Stellantis Bets on Wayve: A Pivot Toward Software-Defined Flexibility
Stellantis has signaled a major shift in its autonomous vehicle roadmap by securing a commercial agreement with London-based AI startup Wayve. Scheduled for a 2028 deployment, this partnership aims to integrate advanced driver-assistance systems (ADAS) across the automaker’s expansive North American fleet. By aligning with Wayve, Stellantis is deliberately stepping away from the capital-intensive, hardware-locked strategies that have dominated the industry for the past decade.
The Shift from Map-Centric to Neural-Centric Navigation
For years, the development of self-driving technology was shackled to high-definition (HD) mapping and expensive, proprietary sensor arrays. This approach proved to be a scalability nightmare, limiting autonomous capabilities to pre-mapped geofenced zones. Wayve offers an alternative paradigm: an end-to-end deep learning model that functions using standard automotive sensors and flexible compute stacks.
For a legacy manufacturer like Stellantis, which manages 14 disparate brands, this is a distinct operational advantage. Rather than re-engineering vehicle architectures to meet the rigid requirements of a specific self-driving hardware suite, Stellantis can deploy AI brains that adapt to existing sensor configurations. This reduces the logistical burden of manufacturing and allows for faster integration across diverse vehicle platforms, from heavy-duty Ram trucks to compact urban commuters.

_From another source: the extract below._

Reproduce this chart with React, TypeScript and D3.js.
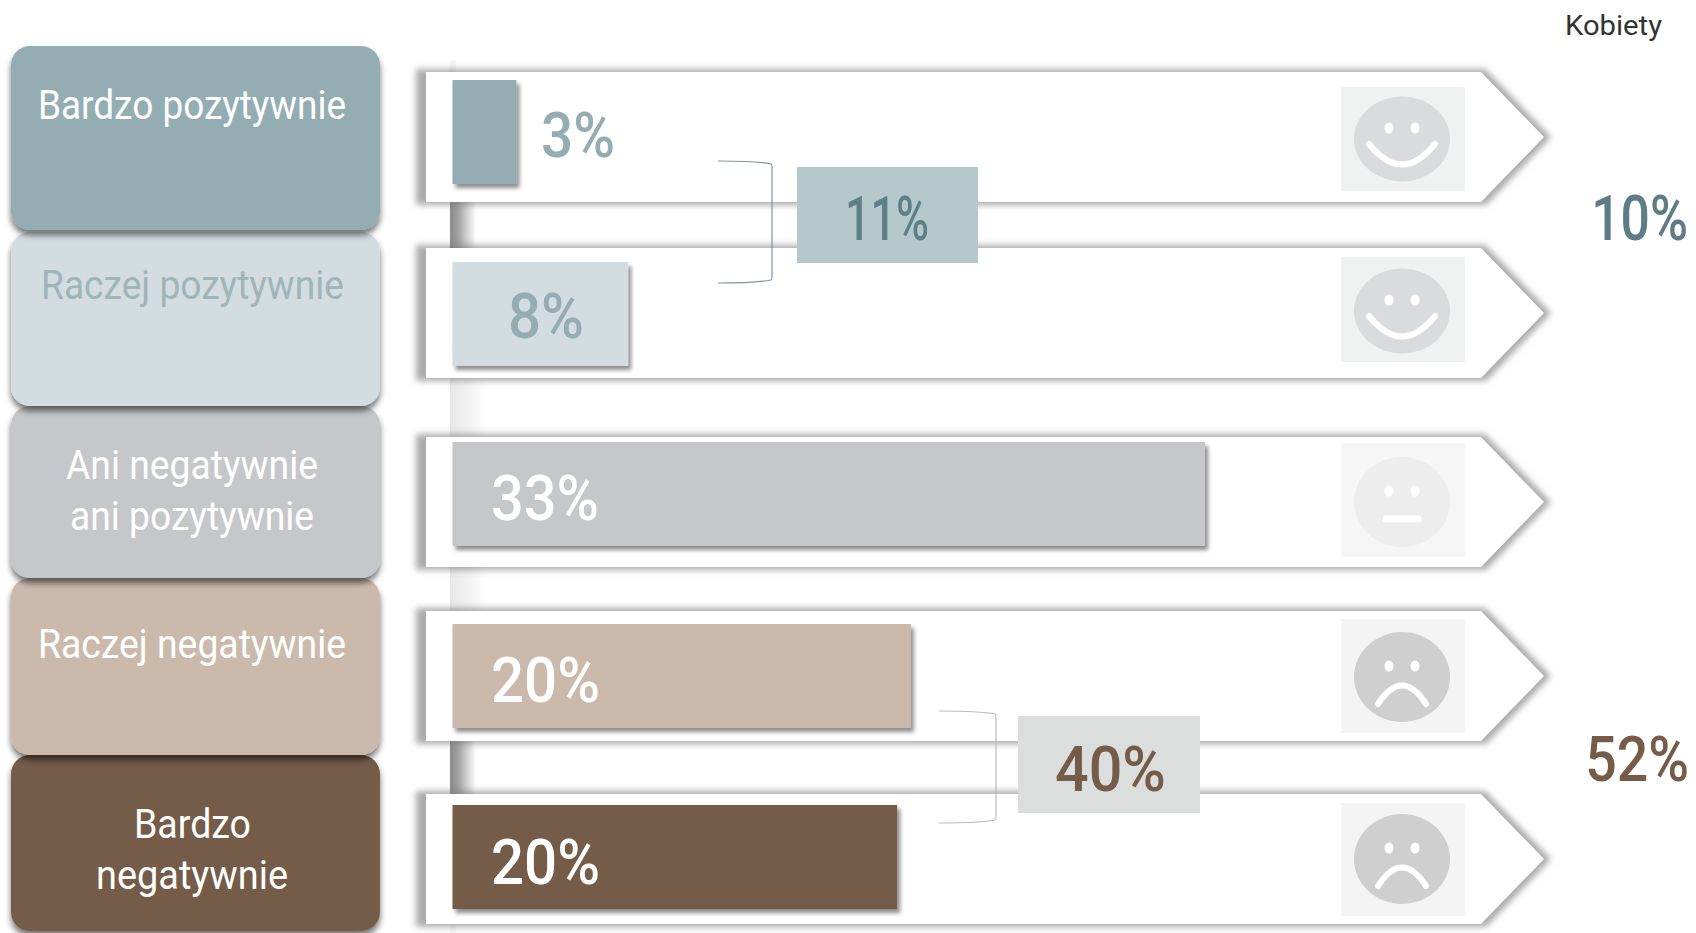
import * as d3 from 'd3';

const categories = ['Bardzo pozytywnie', 'Raczej pozytywnie', 'Ani negatywnie ani pozytywnie', 'Raczej negatywnie', 'Bardzo negatywnie'];
const shares = [2.8, 7.7, 33, 20.1, 19.5];
const faces = ['smile', 'smile', 'neutral', 'frown', 'frown'];
const fills = ['#93adb2', '#d3dce1', '#c6c7cb', '#cbbaac', '#745b48'];
const shareColors = ['#93adb2', '#93adb2', '#ffffff', '#ffffff', '#ffffff'];

const W = 1696;
const H = 933;

const x = d3.scaleLinear().domain([0, 33]).range([452.5, 1205]);
const rowTop = d3.scaleOrdinal<string, number>().domain(categories).range([72, 248, 437, 611, 794]);
const barTop = d3.scaleOrdinal<string, number>().domain(categories).range([80, 262, 442, 624, 805]);
const rowH = 130;
const fmt = (v: number) => `${d3.format('.0f')(v)}%`;

const FONT = 'Roboto, "Liberation Sans", sans-serif';

// label boxes, painted bottom-up so every box throws its shadow on the next one
const boxTops = [46, 232, 406, 578, 755];
const boxBottoms = [230, 406, 578, 755, 931];
const boxLines = [
  [{ t: 'Bardzo pozytywnie', a: 38, b: 346, y: 119 }],
  [{ t: 'Raczej pozytywnie', a: 41, b: 344, y: 299 }],
  [{ t: 'Ani negatywnie', a: 66, b: 318, y: 479 }, { t: 'ani pozytywnie', a: 70, b: 314, y: 530 }],
  [{ t: 'Raczej negatywnie', a: 38, b: 346, y: 658 }],
  [{ t: 'Bardzo', a: 134, b: 251, y: 838 }, { t: 'negatywnie', a: 96, b: 288, y: 889 }],
];
const boxTextColors = ['#ffffff', '#9fb5b9', '#ffffff', '#ffffff', '#ffffff'];

const barLabels = [
  { a: 541, b: 615, y: 157 },
  { a: 508, b: 584, y: 338 },
  { a: 491, b: 599, y: 520 },
  { a: 491, b: 600, y: 702 },
  { a: 491, b: 600, y: 884 },
];

const tiles = [
  { y0: 87, y1: 191, cy: 139, fill: '#f0f2f2', face: '#d9dcdc' },
  { y0: 257, y1: 362, cy: 311, fill: '#f0f2f2', face: '#d9dcdc' },
  { y0: 443, y1: 557, cy: 502, fill: '#f6f6f6', face: '#ededed' },
  { y0: 619, y1: 733, cy: 677, fill: '#f4f4f4', face: '#cfcfcf' },
  { y0: 803, y1: 916, cy: 859, fill: '#f4f4f4', face: '#cfcfcf' },
];

const arrowLine = d3.line();

function arrowPath(top: number) {
  return arrowLine([
    [426, top], [1481, top], [1544, top + rowH / 2], [1481, top + rowH], [426, top + rowH],
  ]) + 'Z';
}

function arrowShadowPath(top: number) {
  return arrowLine([
    [416, top - 3], [1485, top - 3], [1551, top + rowH / 2], [1486, top + rowH + 3], [416, top + rowH + 3],
  ]) + 'Z';
}

function bracketPath(x0: number, x1: number, y0: number, y1: number) {
  const p = d3.path();
  p.moveTo(x0, y0);
  p.quadraticCurveTo(x1 - 16, y0, x1 - 1, y0 + 3);
  p.quadraticCurveTo(x1, y0 + 3, x1, y0 + 7);
  p.lineTo(x1, y1 - 7);
  p.quadraticCurveTo(x1, y1 - 3, x1 - 1, y1 - 3);
  p.quadraticCurveTo(x1 - 16, y1, x0, y1);
  return p.toString();
}

function Txt({ t, a, b, y, size, fill, weight = 500 }: any) {
  return (
    <text x={a} y={y} fontSize={size} fill={fill} fontFamily={FONT} fontWeight={weight}
      textLength={b - a} lengthAdjust="spacingAndGlyphs">{t}</text>
  );
}

// the two totals sit against the right edge, so they are squeezed with a transform
function EdgeTxt({ t, b, y, size, fill, squeeze }: any) {
  return (
    <text transform={`translate(${b},${y}) scale(${squeeze},1)`} textAnchor="end" fontSize={size}
      fill={fill} fontFamily={FONT} fontWeight={500}>{t}</text>
  );
}

function Face({ kind, tile }: any) {
  const cx = 1402;
  const { cy } = tile;
  let mouth = '';
  if (kind === 'smile') mouth = `M${cx - 33},${cy + 5}Q${cx},${cy + 46} ${cx + 33},${cy + 5}`;
  if (kind === 'neutral') mouth = `M${cx - 16},${cy + 17}H${cx + 16}`;
  if (kind === 'frown') mouth = `M${cx - 24},${cy + 27}Q${cx},${cy - 10} ${cx + 24},${cy + 27}`;
  return (
    <g>
      <rect x={1341} y={tile.y0} width={124} height={tile.y1 - tile.y0} fill={tile.fill} />
      <ellipse cx={cx} cy={cy} rx={48} ry={tile.y1 - tile.y0 > 110 ? 45 : 42.5} fill={tile.face} />
      {[-13, 13].map(dx => (
        <ellipse key={dx} cx={cx + dx} cy={cy - 11} rx={4.5} ry={5.5} fill="#ffffff" />
      ))}
      <path d={mouth} fill="none" stroke="#ffffff" strokeLinecap="round"
        strokeWidth={kind === 'neutral' ? 7 : 6} />
    </g>
  );
}

export default function App() {
  return (
    <svg width={W} height={H} viewBox={`0 0 ${W} ${H}`}
      style={{ position: 'absolute', left: 0, top: 0, display: 'block', background: '#fff' }}>
      <defs>
        <filter id="boxShadow" x="-5%" y="-5%" width="110%" height="115%">
          <feDropShadow dx="0" dy="5" stdDeviation="3" floodColor="#000" floodOpacity="0.55" />
        </filter>
        <filter id="barShadow" x="-5%" y="-10%" width="115%" height="125%">
          <feDropShadow dx="3" dy="4" stdDeviation="2" floodColor="#000" floodOpacity="0.45" />
        </filter>
        <filter id="arrowBlur" x="-3%" y="-10%" width="106%" height="120%">
          <feGaussianBlur stdDeviation="3" />
        </filter>
        <linearGradient id="axisDark" x1="0" x2="1" y1="0" y2="0">
          <stop offset="0" stopColor="#8a8a8a" />
          <stop offset="0.3" stopColor="#a0a0a0" />
          <stop offset="1" stopColor="#ffffff" />
        </linearGradient>
        <linearGradient id="axisFaint" x1="0" x2="1" y1="0" y2="0">
          <stop offset="0" stopColor="#e8e8e8" />
          <stop offset="0.5" stopColor="#f2f2f2" />
          <stop offset="1" stopColor="#ffffff" />
        </linearGradient>
      </defs>

      {/* axis showing through the gaps between the arrows */}
      <rect x={450} y={60} width={6} height={H - 60} fill="#f6f6f6" />
      {categories.slice(0, -1).map((c, i) => {
        const y0 = rowTop(c) + rowH;
        const y1 = rowTop(categories[i + 1]);
        const dark = i === 0 || i === 3;
        return <rect key={c} x={450} y={y0} width={dark ? 26 : 36} height={y1 - y0}
          fill={`url(#${dark ? 'axisDark' : 'axisFaint'})`} />;
      })}

      {/* arrows */}
      {categories.map(c => (
        <g key={c}>
          <path d={arrowShadowPath(rowTop(c))} fill="#777777" fillOpacity={0.62} filter="url(#arrowBlur)" />
          <path d={arrowPath(rowTop(c))} fill="#ffffff" />
        </g>
      ))}

      {/* label boxes */}
      {d3.range(categories.length).reverse().map(i => (
        <rect key={i} x={11} y={boxTops[i]} width={369} height={boxBottoms[i] - boxTops[i]}
          rx={19} fill={fills[i]} filter="url(#boxShadow)" />
      ))}
      {boxLines.map((lines, i) => lines.map(l => (
        <Txt key={l.t} {...l} size={40} fill={boxTextColors[i]} weight={400} />
      )))}

      {/* bars */}
      {categories.map((c, i) => (
        <rect key={c} x={x(0)} y={barTop(c)}
          width={x(shares[i]) - x(0)} height={104} fill={fills[i]} filter="url(#barShadow)" />
      ))}
      {shares.map((v, i) => (
        <Txt key={i} t={fmt(v)} {...barLabels[i]} size={63} fill={shareColors[i]} />
      ))}

      {/* smileys */}
      {faces.map((f, i) => <Face key={i} kind={f} tile={tiles[i]} />)}

      {/* sums */}
      <path d={bracketPath(718, 772, 161, 283)} fill="none" stroke="#7d979d" strokeWidth={1.2} />
      <rect x={797} y={167} width={181} height={96} fill="#b5c9cd" />
      <Txt t="11%" a={845} b={929} y={240} size={61} fill="#5f7f87" />

      <path d={bracketPath(939, 996, 711, 823)} fill="none" stroke="#bcbcbc" strokeWidth={1.2} />
      <rect x={1018} y={716} width={182} height={97} fill="#dcdddd" />
      <Txt t="40%" a={1055} b={1166} y={791} size={63} fill="#755c49" />

      <Txt t="Kobiety" a={1565} b={1662} y={35} size={27} fill="#333333" weight={400} />
      <EdgeTxt t="10%" b={1688} y={240} size={63} fill="#5d7c85" squeeze={0.82} />
      <EdgeTxt t="52%" b={1689} y={781} size={63} fill="#755c49" squeeze={0.88} />
    </svg>
  );
}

Strategic Scaling and the Mass-Market Opportunity
The deal arrives on the heels of Wayve’s massive $1.2 billion Series D round, which saw participation from tech titans Microsoft and Nvidia, as well as automotive incumbents like Nissan. For Stellantis, this partnership is a critical pillar of its broader North American growth strategy, which includes launching 11 new vehicles by 2030, with a heavy emphasis on sub-$40,000 price points.

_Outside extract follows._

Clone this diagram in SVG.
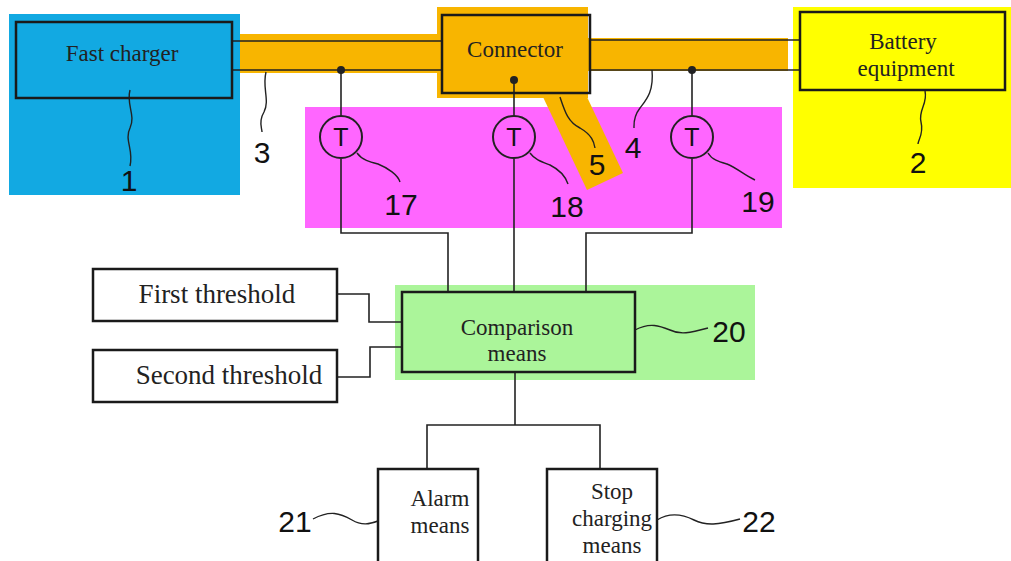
<svg xmlns="http://www.w3.org/2000/svg" width="1011" height="561" viewBox="0 0 1011 561">
<style>
.box{fill:none;stroke:#1a1a1a;stroke-width:2.5}
.w{fill:none;stroke:#222;stroke-width:1.6}
.lead{fill:none;stroke:#222;stroke-width:1.4}
.t{font-family:"Liberation Serif",serif;font-size:23px;fill:#222;text-anchor:middle}
.th{font-family:"Liberation Serif",serif;font-size:27px;fill:#222;text-anchor:middle}
.n{font-family:"Liberation Sans",Arial,sans-serif;font-size:30px;fill:#111;text-anchor:middle}
.tt{font-family:"Liberation Sans",Arial,sans-serif;font-size:25px;fill:#111;text-anchor:middle}
</style>
<!-- backgrounds -->
<rect x="9" y="14" width="231" height="181" fill="#12a9e2"/>
<rect x="793" y="7" width="218" height="181" fill="#ffff00"/>
<rect x="305" y="107" width="477" height="121" fill="#ff66ff"/>
<rect x="395" y="285" width="360" height="95" fill="#abf59a"/>
<rect x="240" y="34" width="200" height="39" fill="#f8b500"/>
<rect x="437" y="7" width="151" height="91" fill="#f8b500"/>
<rect x="588" y="38" width="200" height="33" fill="#f8b500"/>
<polygon points="543,97 587,97 623,173 587,190" fill="#f8b500"/>

<g id="connectors">
<line class="w" x1="232" y1="41" x2="442" y2="41"/>
<line class="w" x1="232" y1="70" x2="442" y2="70"/>
<line class="w" x1="590" y1="40" x2="800" y2="40"/>
<line class="w" x1="590" y1="70" x2="800" y2="70"/>
<circle cx="341" cy="70" r="4" fill="#222"/>
<circle cx="692" cy="70" r="4" fill="#222"/>
<circle cx="514" cy="80" r="4" fill="#222"/>
<line class="w" x1="341" y1="70" x2="341" y2="117"/>
<line class="w" x1="514" y1="80" x2="514" y2="117"/>
<line class="w" x1="692" y1="70" x2="692" y2="117"/>
<polyline class="w" points="341,159 341,233 448,233 448,292"/>
<line class="w" x1="514" y1="159" x2="514" y2="292"/>
<polyline class="w" points="692,159 692,233 586,233 586,292"/>
<polyline class="w" points="337,294 369,294 369,322 402,322"/>
<polyline class="w" points="337,377 370,377 370,347 402,347"/>
<polyline class="w" points="515,372 515,425"/>
<polyline class="w" points="427,469 427,425 600,425 600,469"/>
<!-- leaders -->
<path class="lead" d="M130,90 C126,105 136,115 130,128 C124,140 134,150 130,166"/>
<path class="lead" d="M266,72 C262,88 270,100 264,112 C258,122 262,128 262,132"/>
<path class="lead" d="M652,70 C654,92 646,100 640,108 C633,117 634,124 634,128"/>
<path class="lead" d="M560,97 C565,112 568,122 580,128 C592,135 594,142 595,148"/>
<path class="lead" d="M925,91 C928,104 918,110 921,122 C924,134 918,140 918,144"/>
<path class="lead" d="M357,153 C362,160 370,162 378,164 C388,168 398,175 400,182"/>
<path class="lead" d="M530,153 C535,160 542,162 550,165 C560,170 566,178 568,184"/>
<path class="lead" d="M708,153 C712,160 720,162 727,164 C737,168 744,175 755,180"/>
<path class="lead" d="M635,330 C650,322 660,326 670,330 C680,335 690,333 708,328"/>
<path class="lead" d="M313,519 C330,510 340,513 352,520 C362,526 370,524 378,521"/>
<path class="lead" d="M657,520 C670,512 682,514 694,520 C706,526 718,525 740,519"/>
</g>

<g id="n1"><rect class="box" x="16" y="22" width="216" height="76"/><text class="t" x="122" y="61">Fast charger</text><text class="n" x="129" y="191">1</text></g>
<g id="n5"><rect class="box" x="442" y="15" width="148" height="78"/><text class="t" x="515" y="57">Connector</text></g>
<g id="n2"><rect class="box" x="800" y="12" width="205" height="78"/><text class="t" x="903" y="49">Battery</text><text class="t" x="906" y="76">equipment</text><text class="n" x="918" y="173">2</text></g>
<g id="n3"><text class="n" x="262" y="163">3</text></g>
<g id="n4"><text class="n" x="633" y="158">4</text></g>
<g id="n5l"><text class="n" x="597" y="175">5</text></g>
<g id="n17"><circle cx="341" cy="137" r="21" fill="none" stroke="#222" stroke-width="2"/><text class="tt" x="341" y="146">T</text><text class="n" x="401" y="215">17</text></g>
<g id="n18"><circle cx="514" cy="137" r="21" fill="none" stroke="#222" stroke-width="2"/><text class="tt" x="514" y="146">T</text><text class="n" x="567" y="217">18</text></g>
<g id="n19"><circle cx="692" cy="137" r="21" fill="none" stroke="#222" stroke-width="2"/><text class="tt" x="692" y="146">T</text><text class="n" x="758" y="212">19</text></g>
<g id="n20"><rect class="box" x="402" y="292" width="233" height="80"/><text class="t" x="517" y="335">Comparison</text><text class="t" x="517" y="361">means</text><text class="n" x="729" y="342">20</text></g>
<g id="first"><rect class="box" x="93" y="269" width="244" height="52"/><text class="th" x="217" y="303">First threshold</text></g>
<g id="second"><rect class="box" x="93" y="350" width="244" height="52"/><text class="th" x="229" y="384">Second threshold</text></g>
<g id="n21"><rect class="box" x="378" y="469" width="100" height="100"/><text class="t" x="440" y="506">Alarm</text><text class="t" x="440" y="533">means</text><text class="n" x="295" y="532">21</text></g>
<g id="n22"><rect class="box" x="547" y="469" width="110" height="100"/><text class="t" x="612" y="499">Stop</text><text class="t" x="612" y="526">charging</text><text class="t" x="612" y="553">means</text><text class="n" x="759" y="532">22</text></g>
</svg>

The core promise of Wayve’s technology is its efficiency. By eliminating the need for bespoke, hyper-expensive sensor suites, Wayve creates a pathway for automakers to offer Full Self-Driving (FSD) style capabilities in mass-market vehicles rather than restricting them to premium trims. If Stellantis successfully integrates this software into its budget-conscious portfolio, it could effectively democratize hands-off driving across segments that have historically been excluded from advanced autonomy.

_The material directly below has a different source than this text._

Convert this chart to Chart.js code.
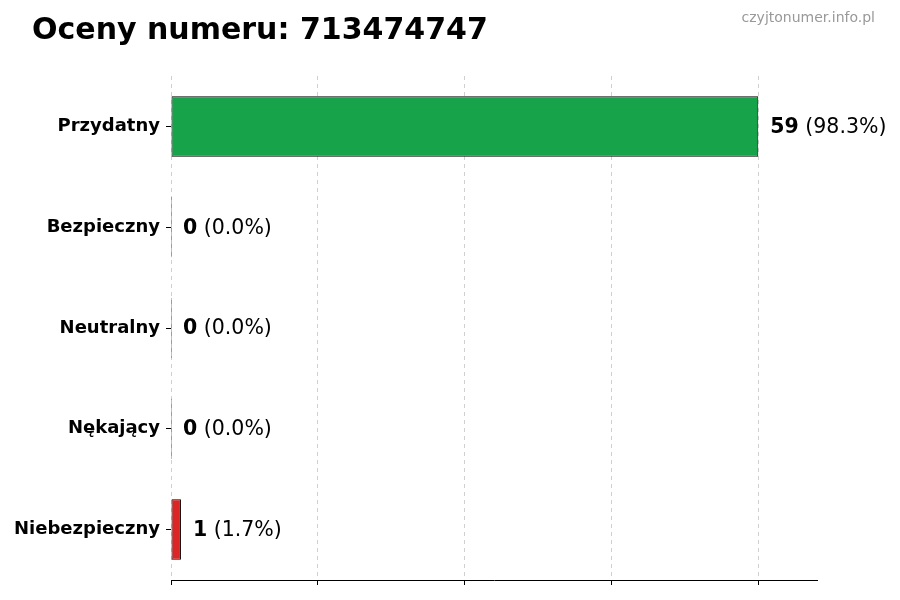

Implications for the Competitive Landscape
Industry analysts have long debated whether Tesla’s vision-only approach would remain an outlier or become the standard. With Wayve securing deals with both Nissan and Stellantis, the industry is increasingly favoring an AI for everything model over the sensor integration model.
Wayve’s ability to prototype a functional system for Stellantis in just two months highlights the agility of its software-first approach. By emphasizing that its neural networks are hardware-agnostic—capable of running on various chipsets and vehicle form factors—Wayve is positioning itself as the Android for Autonomy.
The 2028 Horizon
While the 2028 timeline may seem distant, it allows Stellantis time to refine its integration while industry regulations continue to evolve around AI-driven vehicles. However, the true test will be the performance of the system in the complex, variable environments of North American cities. If the platform can prove its capability to generalize across varying road conditions and traffic patterns without the crutch of HD maps, Stellantis may have effectively bypassed the most expensive roadblocks in autonomous development.
For the automotive sector, this partnership marks the end of the era where hardware determined where a car could drive. The future, as Stellantis and Wayve are betting, belongs to manufacturers who can best leverage flexible intelligence, regardless of the chassis underneath.